Exercise goal:
Return precisely the span of lines from the top of the material below to the line containing "26, 28, 30];", both included. Pictures are excluded.

Provided data:
— BEGIN —

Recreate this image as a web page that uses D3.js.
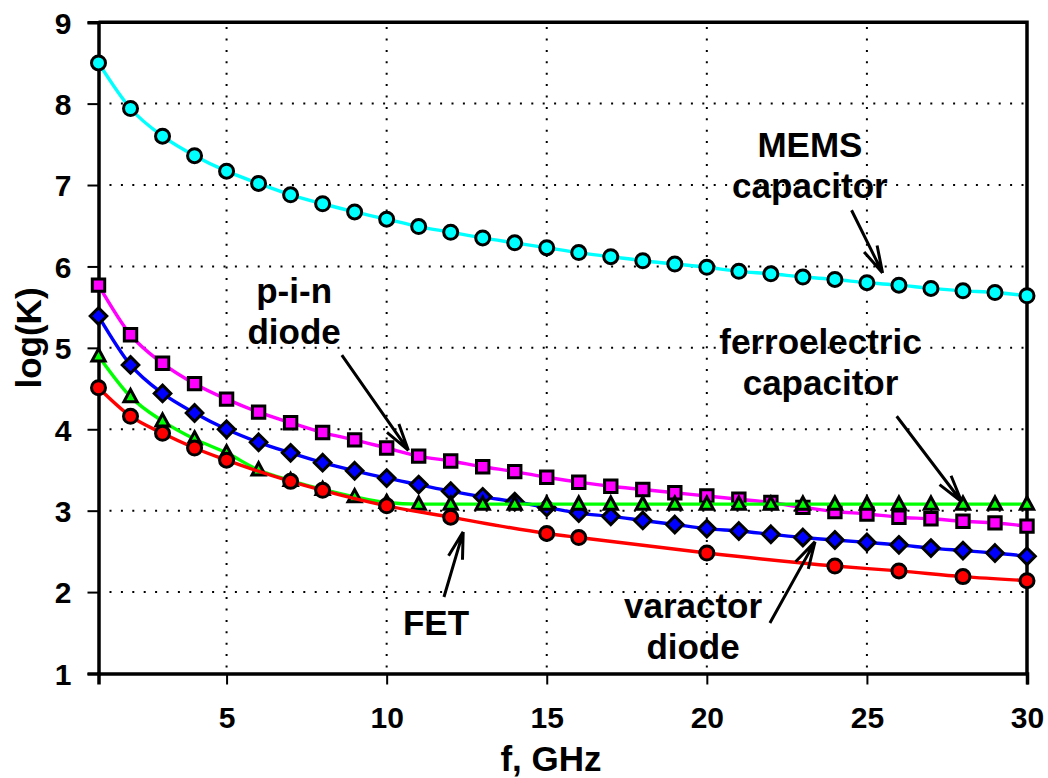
<!DOCTYPE html>
<html>
<head>
<meta charset="utf-8">
<script src="https://cdn.jsdelivr.net/npm/d3@7"></script>
<style>
  body { margin: 0; background: #fff; }
  text { font-family: "Liberation Sans", Arial, sans-serif; font-weight: bold; fill: #000; }
</style>
</head>
<body>
<div id="chart"></div>
<script>
// frequency points (GHz)
const freqAll = d3.range(1, 31);
const fetFreq = [1, 2, 3, 4, 5, 7, 8, 10, 12, 15, 16, 20, 24, 26, 28, 30];

// log(K)
const memsVals = [8.50, 7.94, 7.60, 7.36, 7.17, 7.02, 6.88, 6.77, 6.67, 6.58,
                  6.49, 6.42, 6.35, 6.29, 6.23, 6.17, 6.12, 6.07, 6.03, 5.99,
                  5.94, 5.91, 5.87, 5.84, 5.80, 5.77, 5.73, 5.70, 5.68, 5.64];
const pinVals = [5.77, 5.16, 4.81, 4.56, 4.37, 4.21, 4.08, 3.96, 3.87, 3.77,
                 3.67, 3.61, 3.54, 3.48, 3.41, 3.35, 3.30, 3.26, 3.22, 3.18,
                 3.14, 3.10, 3.04, 2.99, 2.96, 2.92, 2.90, 2.87, 2.85, 2.81];
const varactorVals = [5.39, 4.79, 4.44, 4.20, 4.00, 3.84, 3.71, 3.59, 3.49, 3.40,
                      3.32, 3.24, 3.17, 3.11, 3.04, 2.97, 2.93, 2.88, 2.83, 2.78,
                      2.75, 2.71, 2.67, 2.64, 2.61, 2.58, 2.54, 2.51, 2.48, 2.44];
const ferroVals = [4.90, 4.40, 4.10, 3.88, 3.71, 3.50, 3.37, 3.26, 3.17, 3.10,
                   3.08, 3.08, 3.08, 3.08, 3.08, 3.08, 3.08, 3.08, 3.08, 3.08,
                   3.08, 3.08, 3.08, 3.08, 3.08, 3.08, 3.08, 3.08, 3.08, 3.08];
const fetVals = [4.51, 4.16, 3.95, 3.77, 3.62, 3.36, 3.25, 3.06, 2.92, 2.72,
                 2.67, 2.48, 2.32, 2.26, 2.19, 2.14];

const xTicks = [5, 10, 15, 20, 25, 30];
const yTicks = [1, 2, 3, 4, 5, 6, 7, 8, 9];

// annotations: text lines, label anchor (f, logK), arrow start and tip (f, logK)
const notes = [
  { lines: ["MEMS", "capacitor"], at: [23.22, 7.34], from: [24.52, 6.69], to: [25.49, 5.92] },
  { lines: ["p-i-n", "diode"], at: [7.11, 5.55], from: [8.60, 4.91], to: [10.68, 3.74] },
  { lines: ["ferroelectric", "capacitor"], at: [23.55, 4.92], from: [25.93, 4.16], to: [27.96, 3.11] },
  { lines: ["FET"], at: [11.54, 1.47], from: [11.79, 1.94], to: [12.39, 2.74] },
  { lines: ["varactor", "diode"], at: [19.57, 1.68], from: [21.97, 1.62], to: [23.38, 2.62] }
];

const width = 1048, height = 778;
const svg = d3.select("#chart").append("svg")
  .attr("width", width).attr("height", height);
svg.append("rect").attr("width", width).attr("height", height).attr("fill", "#fff");

const x = d3.scaleLinear().domain([1, 30]).range([98.5, 1027]);
const y = d3.scaleLinear().domain([1, 9]).range([673.5, 22.2]);

// dotted grid
const grid = svg.append("g").attr("stroke", "#000").attr("stroke-width", 2)
  .attr("stroke-dasharray", "2,9.4");
grid.selectAll("line.v").data(xTicks.filter(d => d < 30)).join("line")
  .attr("x1", d => x(d)).attr("x2", d => x(d))
  .attr("y1", y(1) - 6).attr("y2", y(9));
grid.selectAll("line.h").data(yTicks.filter(d => d > 1 && d < 9)).join("line")
  .attr("x1", x(1) + 11).attr("x2", x(30))
  .attr("y1", d => y(d)).attr("y2", d => y(d));

// axes
const xAxis = svg.append("g").attr("transform", `translate(0,${y(1)})`)
  .call(d3.axisBottom(x).tickValues(xTicks).tickSize(11).tickPadding(33));
const yAxis = svg.append("g").attr("transform", `translate(${x(1)},0)`)
  .call(d3.axisLeft(y).tickValues(yTicks).tickSize(11).tickPadding(16));
[xAxis, yAxis].forEach(a => {
  a.select(".domain").attr("stroke-width", 3.5);
  a.selectAll(".tick line").attr("stroke-width", 2);
  a.selectAll(".tick text").style("font-size", "30px")
    .style("font-family", "Liberation Sans, Arial, sans-serif").style("font-weight", "bold");
});
xAxis.selectAll(".tick text").attr("dy", "0.36em");
yAxis.selectAll(".tick text").attr("dy", "0.36em");

// frame top + right
svg.append("path")
  .attr("d", `M${x(1)},${y(9)}H${x(30)}V${y(1)}`)
  .attr("fill", "none").attr("stroke", "#000").attr("stroke-width", 3.5);

// axis titles
svg.append("text").attr("x", 551).attr("y", 771)
  .attr("text-anchor", "middle").style("font-size", "35px").text("f, GHz");
svg.append("text").attr("transform", "translate(41,338) rotate(-90)")
  .attr("text-anchor", "middle").style("font-size", "35px").text("log(K)");

// marker shapes
const shapes = {
  circle: "M0,-7A7,7 0 1,1 0,7A7,7 0 1,1 0,-7Z",
  square: "M-6.2,-6.2H6.2V6.2H-6.2Z",
  diamond: "M0,-8.3L8.3,0L0,8.3L-8.3,0Z",
  triangle: "M0,-7.2L6.6,5H-6.6Z"
};

const series = [
  { f: freqAll, v: memsVals, color: "#00ffff", shape: "circle" },
  { f: freqAll, v: pinVals, color: "#ff00ff", shape: "square" },
  { f: freqAll, v: varactorVals, color: "#0000ff", shape: "diamond" },
  { f: freqAll, v: ferroVals, color: "#00ff00", shape: "triangle" },
  { f: fetFreq, v: fetVals, color: "#ff0000", shape: "circle" }
];

const line = d3.line().x(d => x(d[0])).y(d => y(d[1])).curve(d3.curveMonotoneX);

series.forEach(s => {
  const pts = s.f.map((f, i) => [f, s.v[i]]);
  const g = svg.append("g");
  g.append("path").datum(pts).attr("d", line)
    .attr("fill", "none").attr("stroke", s.color).attr("stroke-width", 3.4);
  g.selectAll("path.m").data(pts).join("path").attr("class", "m")
    .attr("transform", d => `translate(${x(d[0])},${y(d[1])})`)
    .attr("d", shapes[s.shape])
    .attr("fill", s.color).attr("stroke", "#000").attr("stroke-width", 3);
});

// annotations
const ann = svg.append("g");
notes.forEach(n => {
  const t = ann.append("text").attr("text-anchor", "middle").style("font-size", "35px");
  n.lines.forEach((l, i) => {
    t.append("tspan").attr("x", x(n.at[0])).attr("y", y(n.at[1]) + i * 41).text(l);
  });
  const x0 = x(n.from[0]), y0 = y(n.from[1]), x1 = x(n.to[0]), y1 = y(n.to[1]);
  const ang = Math.atan2(y0 - y1, x0 - x1);
  const L = 28, da = 15 * Math.PI / 180;
  const p = d3.path();
  p.moveTo(x0, y0); p.lineTo(x1, y1);
  [ang - da, ang + da].forEach(a => {
    p.moveTo(x1, y1); p.lineTo(x1 + L * Math.cos(a), y1 + L * Math.sin(a));
  });
  ann.append("path").attr("d", p.toString()).attr("fill", "none")
    .attr("stroke", "#000").attr("stroke-width", 3);
});
</script>
</body>
</html>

— END —

Response to the exercise:
Recreate this image as a web page that uses D3.js.
<!DOCTYPE html>
<html>
<head>
<meta charset="utf-8">
<script src="https://cdn.jsdelivr.net/npm/d3@7"></script>
<style>
  body { margin: 0; background: #fff; }
  text { font-family: "Liberation Sans", Arial, sans-serif; font-weight: bold; fill: #000; }
</style>
</head>
<body>
<div id="chart"></div>
<script>
// frequency points (GHz)
const freqAll = d3.range(1, 31);
const fetFreq = [1, 2, 3, 4, 5, 7, 8, 10, 12, 15, 16, 20, 24, 26, 28, 30];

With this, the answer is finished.